We brought our house 5 years ago and have had various expenses (Wedding, House Costs, New 2nd hand car etc...) to meet - meaning we haven't really contributed enough towards our Pension. We've have, however, built up a £7000 Emergency Fund. Now that our expenses are out of the way and emergency fund sorted - we're hoping to increase Wife's NEST Pension fund contributions to £250 per month & open an LISA each (£75 per month into mine & £175 per month into wife's).
We're thinking LISA in order to allow the money to top up my pension when we retire when I turn 60, hopefully lasting till we are both 68+ years old & state pension kicks in (Wife's NEST Fund will be left alone until one of us die's - at which point it will supplement the lost State Pension/Police Pension from my or wife's death. Worth adding if I die, Wife will get 50% of my pension until her death).
That said, depending on how the future holds.... retiring at 55 (& 52 for Wife) with a reduced Police Pension sounds rather appealing - just don't know if it is feasible at this point (We're trying for Children & want to move/upgrade house in the next 5 years). If we ever do look at retiring before 60 - then ISA's would take priority over LISA's.1 -
That’s another point I didn’t make.
The house issues we had wiped out any emergency fund we were going to have so we had to delay it a few years and then start from scratch.
Took me a couple years of dripping it in but I hit 3 months wages. I toned the monthly dripping down and I’m currently working my way towards 6 months wages.
Once I do that I’ll tone it down quite a bit and drip towards 12 months quietly.

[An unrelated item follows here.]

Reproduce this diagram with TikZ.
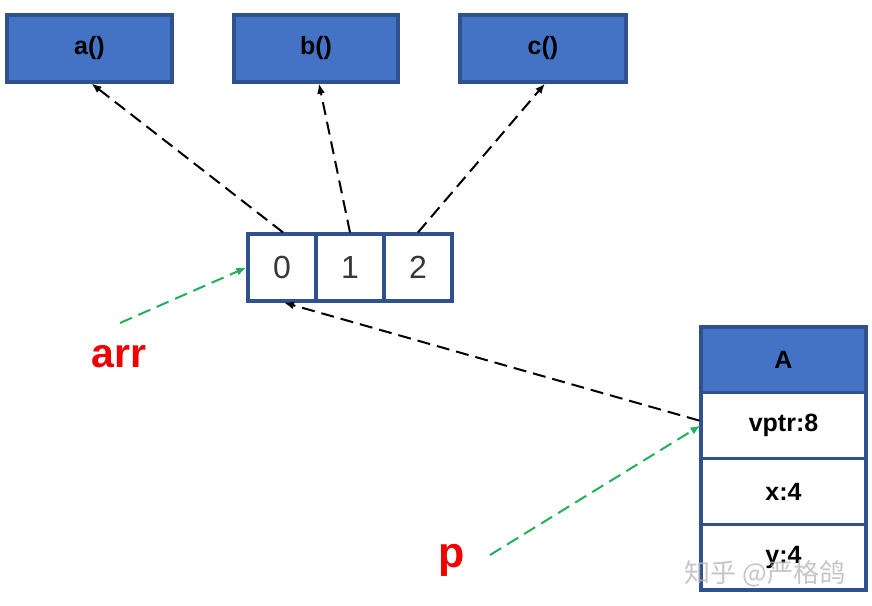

Every time it gets toned down that money that was going into the emergency pot then goes into a savings account. I don’t drink but it doesn’t go in to a pee it down the drain account so to speak.2 -
Slightly different scenario but similar Age.
I am 32 and my wife is 34. We both contribute to a DC pension.
I am a higher earner and am sacrificing 18 % + 4 % employer contribution (total about £795 a month). Total in Pot £25 k , this takes me out of the 40 % tax bracket (i increase my contributions as i get pay increases). I am contributing just £50 into Sipp (3K), £50 into Lisa (2k) & £100 into S&S Isa (4k). We bought a house about 1 1/2 yrs ago (complete depleted savings) and are just paying the normal monthly mortgage fee. I save about £300 a month in cash. Currently just got back up to 3 months emergency funds for my wife and me.
Wife is 20 % tax bracket and contributes 10 % + 5 % employer contribution (total about £200 a month and £3k total). At the moment we save her salary by nearly 80 %, and will be using those to buy a property in her home country in about 2 yrs time. This we will use as a holiday home for ourselves and her family. We may also move there in a few yrs time, depending how financially stable we are. She also has an old DB with a previous employer which will pay £700 a month from age 55. Once we have bought the property, we will increase her contribution to 30 %.
We are on course to have enough cash flow from age 55. We will have the property abroad or the one at home we can use to rent out for cash flow or sell if we need to raise capital.
S&S Isa will bridge the gap from 55-58 if access to private pension gets increased.
Sipp will top up what we need from age 55 or 58 depending on the situation when we get there.
Lisa will help us between age 60 and state pension.